Роман Ким скрупулезно перечисляет детали и названия, места явок и тайников, понятные только посвященным: лютеранский институт в Нагано, квартал Сагиномия, Дом собраний в Хибия, некий особняк с воротами старинного типа в квартале Таканава (там и сейчас есть пара таких — какой из них?), кафе «Субару» в Юракутё, редакция газеты «Иомири» на Западной Гиндзе (на месте!), кабаре «Шанхай», там же и станция Синагава. В то, что эти адреса автор называет не просто так, заставляет поверить четкая логистика перемещений и вот еще какой нюанс. В повести много героев, в основном это офицеры разведки, генералы японской армии, несколько американцев. О том, что Ким был лично знаком с некоторыми из них, известно из его биографии. Например, «представителя министерства иностранных дел — Огата, бьшшего советника нашего посольства в Маньчжоу-Го, а до этого секретаря посольства в Москве», военных атташе Кавабэ, Касахара, Ямаока Ким знал как «резидентов японского генерального штаба», он лично работал против генерала Миядзаки — руководителя разведывательного бюро в Сяхаляне-на-Амуре и против адмирала Маэда — бывшего военно-морского атташе в Москве.

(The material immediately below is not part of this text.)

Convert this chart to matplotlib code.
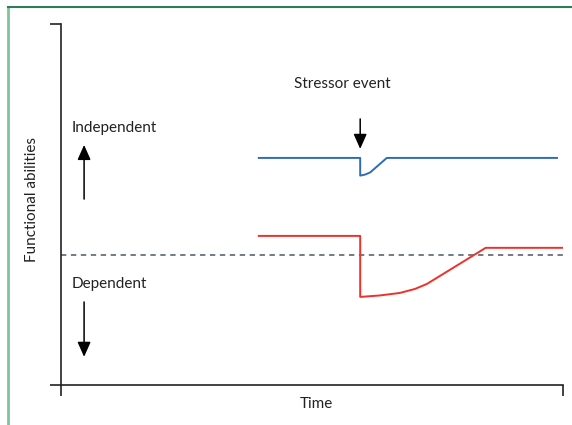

Некоторые герои «Тетради…», как, например, «Малайский тигр» Цудзи Масанобу, встречаются и в других произведениях Кима. Интересно, что при этом писатель зачем-то смешивает двух реально существовавших людей. «Малайский тигр» — это генерал Ямасита Томоюки, командовавший войсками, захватившими Малаккский полуостров и Сингапур. Он был повешен по приговору американского трибунала 23 февраля 1946 года. А вот полковник Цудзи Масанобу, служивший в армии «малайского тигра» и прославившийся своими зверствами как по отношению к собственным солдатам, так и по отношению к пленным и мирному населению, бесследно исчез. После войны, справедливо опасаясь обвинения в военных преступлениях, он некоторое время скрывался в Таиланде, но потом с удивлением понял, что никто его преследовать не собирается, и вернулся в Японию, где написал мемуары и стал… депутатом парламента. В 1961 году Цудзи отправился на партизанскую войну в Лаос, где наконец и сгинул. Официально он был объявлен умершим в 1968 году, и на его родине маньяку-садисту ныне поставлен памятник. В целом же вся его история сильно напоминает сюжет «Тетради, найденной в Сунчоне». Но как и откуда мог об этом знать репрессированный писатель из Советского Союза в 1951 году? Загадка.